## Stated task
Reproduce nothing except the lines between the line with "What React, TypeScript" and the line with "import * as d3 from 'd3';", both ends included, and please leave out pictures.

## Record excerpts
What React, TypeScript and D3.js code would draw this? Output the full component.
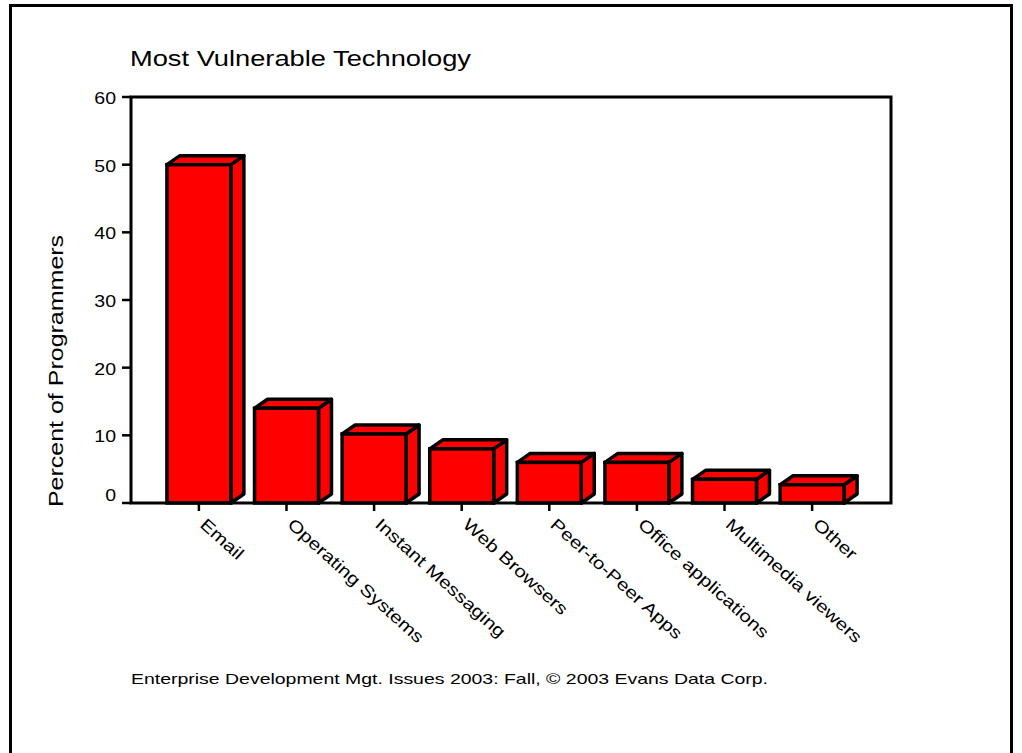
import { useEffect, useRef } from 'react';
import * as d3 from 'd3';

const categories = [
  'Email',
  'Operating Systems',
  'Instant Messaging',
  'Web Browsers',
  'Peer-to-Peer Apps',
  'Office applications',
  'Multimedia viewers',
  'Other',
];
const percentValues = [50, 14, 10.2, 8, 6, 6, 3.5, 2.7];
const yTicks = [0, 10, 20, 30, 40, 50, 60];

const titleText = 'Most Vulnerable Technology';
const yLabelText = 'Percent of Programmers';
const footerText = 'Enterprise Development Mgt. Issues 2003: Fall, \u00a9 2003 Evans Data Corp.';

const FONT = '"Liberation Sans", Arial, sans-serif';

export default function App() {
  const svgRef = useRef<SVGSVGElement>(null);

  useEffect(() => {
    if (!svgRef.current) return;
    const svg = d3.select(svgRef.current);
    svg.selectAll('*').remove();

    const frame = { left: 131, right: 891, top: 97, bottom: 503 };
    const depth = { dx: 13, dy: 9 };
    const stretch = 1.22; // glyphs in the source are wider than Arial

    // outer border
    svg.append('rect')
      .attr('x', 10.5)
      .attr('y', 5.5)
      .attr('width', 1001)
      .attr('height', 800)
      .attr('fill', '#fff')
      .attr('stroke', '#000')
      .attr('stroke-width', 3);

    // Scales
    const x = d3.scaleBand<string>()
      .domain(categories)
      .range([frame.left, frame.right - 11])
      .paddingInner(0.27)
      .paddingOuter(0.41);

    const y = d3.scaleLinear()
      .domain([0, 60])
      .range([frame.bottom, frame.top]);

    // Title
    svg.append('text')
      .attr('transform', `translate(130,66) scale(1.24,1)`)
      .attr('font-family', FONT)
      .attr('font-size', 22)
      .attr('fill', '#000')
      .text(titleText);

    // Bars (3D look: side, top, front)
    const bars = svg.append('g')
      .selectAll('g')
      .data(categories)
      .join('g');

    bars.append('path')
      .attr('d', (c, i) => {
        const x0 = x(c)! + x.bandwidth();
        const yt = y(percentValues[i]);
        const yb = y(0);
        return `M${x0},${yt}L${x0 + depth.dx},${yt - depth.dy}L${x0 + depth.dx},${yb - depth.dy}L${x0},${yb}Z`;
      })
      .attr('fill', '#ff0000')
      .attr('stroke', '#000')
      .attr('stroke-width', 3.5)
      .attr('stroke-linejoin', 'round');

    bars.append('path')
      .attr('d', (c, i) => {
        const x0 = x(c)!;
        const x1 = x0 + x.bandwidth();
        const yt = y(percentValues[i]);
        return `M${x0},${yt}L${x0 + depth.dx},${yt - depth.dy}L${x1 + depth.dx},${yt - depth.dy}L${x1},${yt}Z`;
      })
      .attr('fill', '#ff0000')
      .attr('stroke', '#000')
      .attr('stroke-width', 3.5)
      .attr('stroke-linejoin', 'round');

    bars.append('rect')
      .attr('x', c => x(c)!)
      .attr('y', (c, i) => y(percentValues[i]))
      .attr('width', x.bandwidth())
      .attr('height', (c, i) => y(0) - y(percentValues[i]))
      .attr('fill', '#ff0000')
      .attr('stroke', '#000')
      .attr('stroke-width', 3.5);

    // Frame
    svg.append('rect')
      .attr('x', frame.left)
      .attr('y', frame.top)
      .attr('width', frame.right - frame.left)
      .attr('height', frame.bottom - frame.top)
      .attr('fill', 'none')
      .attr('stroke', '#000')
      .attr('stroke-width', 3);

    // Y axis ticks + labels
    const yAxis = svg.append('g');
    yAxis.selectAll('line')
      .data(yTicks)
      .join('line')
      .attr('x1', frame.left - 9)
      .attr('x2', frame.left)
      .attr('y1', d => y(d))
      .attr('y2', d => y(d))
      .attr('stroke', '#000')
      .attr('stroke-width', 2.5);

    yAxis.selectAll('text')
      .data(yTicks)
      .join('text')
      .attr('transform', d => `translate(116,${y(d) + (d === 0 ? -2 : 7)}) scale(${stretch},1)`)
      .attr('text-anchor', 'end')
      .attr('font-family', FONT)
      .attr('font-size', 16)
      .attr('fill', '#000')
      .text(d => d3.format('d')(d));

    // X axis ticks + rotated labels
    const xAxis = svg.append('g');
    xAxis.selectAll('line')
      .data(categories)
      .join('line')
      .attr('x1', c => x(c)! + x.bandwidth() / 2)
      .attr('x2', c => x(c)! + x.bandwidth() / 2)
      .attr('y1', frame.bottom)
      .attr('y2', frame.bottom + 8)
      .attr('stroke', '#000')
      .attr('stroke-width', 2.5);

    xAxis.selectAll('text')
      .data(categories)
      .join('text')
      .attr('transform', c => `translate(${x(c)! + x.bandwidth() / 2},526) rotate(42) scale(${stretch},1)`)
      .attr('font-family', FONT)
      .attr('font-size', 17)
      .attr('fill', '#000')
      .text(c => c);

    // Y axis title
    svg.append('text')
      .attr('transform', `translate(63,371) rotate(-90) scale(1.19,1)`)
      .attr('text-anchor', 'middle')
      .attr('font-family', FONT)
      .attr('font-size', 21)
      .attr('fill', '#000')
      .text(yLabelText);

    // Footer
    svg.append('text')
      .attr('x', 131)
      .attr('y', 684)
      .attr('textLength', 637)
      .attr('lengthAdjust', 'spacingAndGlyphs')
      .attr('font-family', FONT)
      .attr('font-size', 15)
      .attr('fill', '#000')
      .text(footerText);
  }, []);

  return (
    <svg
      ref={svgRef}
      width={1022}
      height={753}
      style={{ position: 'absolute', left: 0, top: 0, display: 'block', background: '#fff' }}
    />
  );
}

==

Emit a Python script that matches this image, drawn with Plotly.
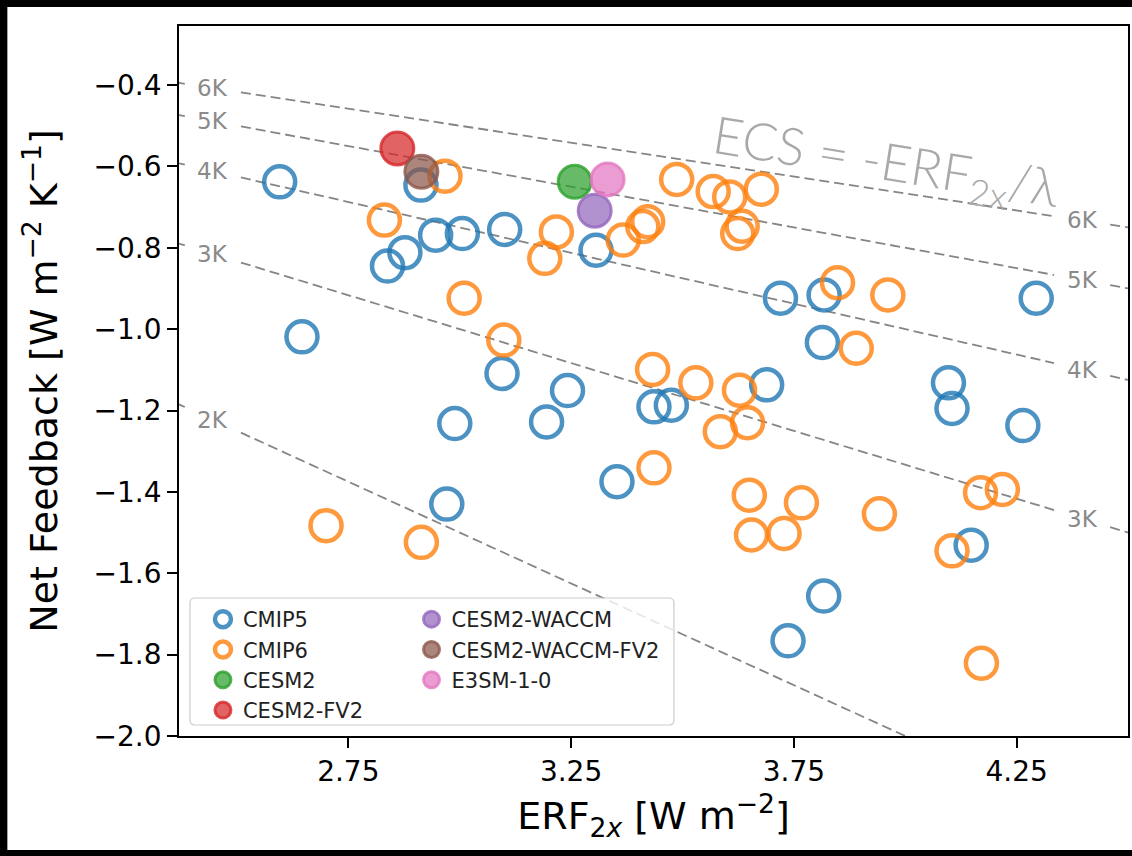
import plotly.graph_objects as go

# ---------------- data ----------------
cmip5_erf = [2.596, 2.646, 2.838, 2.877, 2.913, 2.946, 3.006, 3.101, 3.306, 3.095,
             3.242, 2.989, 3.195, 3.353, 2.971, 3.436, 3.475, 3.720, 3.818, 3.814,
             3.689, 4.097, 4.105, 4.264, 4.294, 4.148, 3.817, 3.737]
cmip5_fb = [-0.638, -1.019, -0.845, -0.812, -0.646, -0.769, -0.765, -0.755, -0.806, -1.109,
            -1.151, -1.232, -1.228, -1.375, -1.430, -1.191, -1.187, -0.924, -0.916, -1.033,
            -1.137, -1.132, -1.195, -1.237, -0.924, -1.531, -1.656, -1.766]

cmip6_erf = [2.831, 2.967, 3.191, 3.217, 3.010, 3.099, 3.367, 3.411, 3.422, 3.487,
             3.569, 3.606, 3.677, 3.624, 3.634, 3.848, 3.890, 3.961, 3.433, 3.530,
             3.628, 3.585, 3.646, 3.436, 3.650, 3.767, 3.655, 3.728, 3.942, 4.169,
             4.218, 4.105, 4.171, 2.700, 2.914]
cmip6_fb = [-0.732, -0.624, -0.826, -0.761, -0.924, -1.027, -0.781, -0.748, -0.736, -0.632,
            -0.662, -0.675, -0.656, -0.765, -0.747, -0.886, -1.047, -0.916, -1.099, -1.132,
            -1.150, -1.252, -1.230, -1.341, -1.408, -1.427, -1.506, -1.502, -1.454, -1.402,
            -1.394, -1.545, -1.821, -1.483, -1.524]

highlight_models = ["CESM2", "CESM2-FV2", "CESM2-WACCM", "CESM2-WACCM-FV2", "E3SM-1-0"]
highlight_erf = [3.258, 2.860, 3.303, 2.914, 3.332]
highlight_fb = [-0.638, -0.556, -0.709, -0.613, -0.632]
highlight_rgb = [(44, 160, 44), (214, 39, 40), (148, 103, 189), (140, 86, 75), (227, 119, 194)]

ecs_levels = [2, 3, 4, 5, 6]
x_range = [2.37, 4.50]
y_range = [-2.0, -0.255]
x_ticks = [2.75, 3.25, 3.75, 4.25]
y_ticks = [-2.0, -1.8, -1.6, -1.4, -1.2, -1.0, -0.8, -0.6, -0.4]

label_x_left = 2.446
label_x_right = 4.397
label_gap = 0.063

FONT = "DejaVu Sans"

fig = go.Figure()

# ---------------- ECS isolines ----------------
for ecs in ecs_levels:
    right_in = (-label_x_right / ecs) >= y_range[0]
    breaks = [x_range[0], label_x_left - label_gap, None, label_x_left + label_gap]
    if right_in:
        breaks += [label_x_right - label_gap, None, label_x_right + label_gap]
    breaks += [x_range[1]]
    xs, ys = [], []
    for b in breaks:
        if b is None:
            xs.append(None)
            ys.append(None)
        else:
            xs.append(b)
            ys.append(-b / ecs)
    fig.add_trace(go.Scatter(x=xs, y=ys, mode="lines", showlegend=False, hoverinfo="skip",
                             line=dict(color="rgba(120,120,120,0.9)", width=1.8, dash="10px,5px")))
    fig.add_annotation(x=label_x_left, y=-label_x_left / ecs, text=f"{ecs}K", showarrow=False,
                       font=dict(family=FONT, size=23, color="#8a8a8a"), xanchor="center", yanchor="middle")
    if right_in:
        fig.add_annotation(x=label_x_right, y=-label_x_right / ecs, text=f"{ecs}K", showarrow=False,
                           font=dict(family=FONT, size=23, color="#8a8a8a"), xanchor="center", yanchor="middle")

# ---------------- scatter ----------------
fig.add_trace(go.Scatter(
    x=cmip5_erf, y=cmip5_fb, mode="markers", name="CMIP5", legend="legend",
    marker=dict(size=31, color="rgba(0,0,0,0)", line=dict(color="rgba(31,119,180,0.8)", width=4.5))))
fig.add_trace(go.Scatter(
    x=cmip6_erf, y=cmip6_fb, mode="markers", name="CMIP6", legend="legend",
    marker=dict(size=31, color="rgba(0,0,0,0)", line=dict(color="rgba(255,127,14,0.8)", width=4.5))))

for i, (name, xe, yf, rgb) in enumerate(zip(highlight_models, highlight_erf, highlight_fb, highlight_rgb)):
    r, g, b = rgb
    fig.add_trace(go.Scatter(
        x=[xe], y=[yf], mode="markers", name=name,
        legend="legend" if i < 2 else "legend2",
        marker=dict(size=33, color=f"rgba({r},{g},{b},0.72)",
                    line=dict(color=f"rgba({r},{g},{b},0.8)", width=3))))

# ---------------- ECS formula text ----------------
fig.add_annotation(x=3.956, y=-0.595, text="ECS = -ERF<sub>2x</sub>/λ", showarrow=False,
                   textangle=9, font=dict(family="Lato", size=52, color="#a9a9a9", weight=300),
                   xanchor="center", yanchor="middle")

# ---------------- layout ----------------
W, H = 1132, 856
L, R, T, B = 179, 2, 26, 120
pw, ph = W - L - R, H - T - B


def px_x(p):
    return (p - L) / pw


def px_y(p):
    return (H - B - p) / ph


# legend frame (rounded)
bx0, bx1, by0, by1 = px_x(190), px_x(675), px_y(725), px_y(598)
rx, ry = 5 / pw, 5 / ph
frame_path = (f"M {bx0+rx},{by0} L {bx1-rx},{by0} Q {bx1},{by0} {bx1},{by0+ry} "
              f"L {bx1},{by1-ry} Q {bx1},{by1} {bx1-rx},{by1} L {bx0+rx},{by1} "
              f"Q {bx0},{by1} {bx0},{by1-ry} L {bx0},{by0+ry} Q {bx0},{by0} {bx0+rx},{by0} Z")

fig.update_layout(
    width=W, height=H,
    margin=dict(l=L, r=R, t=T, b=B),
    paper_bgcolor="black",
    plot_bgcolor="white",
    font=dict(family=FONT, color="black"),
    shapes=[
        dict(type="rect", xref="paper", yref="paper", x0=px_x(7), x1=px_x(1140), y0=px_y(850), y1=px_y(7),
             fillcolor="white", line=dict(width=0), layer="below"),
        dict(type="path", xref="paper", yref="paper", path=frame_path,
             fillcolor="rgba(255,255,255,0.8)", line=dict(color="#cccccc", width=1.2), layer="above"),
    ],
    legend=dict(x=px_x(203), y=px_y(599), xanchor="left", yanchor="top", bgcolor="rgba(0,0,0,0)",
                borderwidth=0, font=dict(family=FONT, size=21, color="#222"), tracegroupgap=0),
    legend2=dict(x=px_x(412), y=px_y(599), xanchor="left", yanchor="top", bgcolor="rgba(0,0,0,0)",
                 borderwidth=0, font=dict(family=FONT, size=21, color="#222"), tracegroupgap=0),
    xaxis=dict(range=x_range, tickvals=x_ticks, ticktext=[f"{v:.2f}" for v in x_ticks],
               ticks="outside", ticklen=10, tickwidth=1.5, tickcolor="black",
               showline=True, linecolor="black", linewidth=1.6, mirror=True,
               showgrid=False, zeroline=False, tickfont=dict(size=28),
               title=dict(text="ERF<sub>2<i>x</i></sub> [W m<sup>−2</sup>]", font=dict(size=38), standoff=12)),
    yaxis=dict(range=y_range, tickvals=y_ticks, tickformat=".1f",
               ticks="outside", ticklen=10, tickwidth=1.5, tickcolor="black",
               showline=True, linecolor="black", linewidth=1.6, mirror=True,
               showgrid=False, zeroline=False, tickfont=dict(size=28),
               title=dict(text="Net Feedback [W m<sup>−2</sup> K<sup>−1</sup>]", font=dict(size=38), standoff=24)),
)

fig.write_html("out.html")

## Output of the exercise
What React, TypeScript and D3.js code would draw this? Output the full component.
import { useEffect, useRef } from 'react';
import * as d3 from 'd3';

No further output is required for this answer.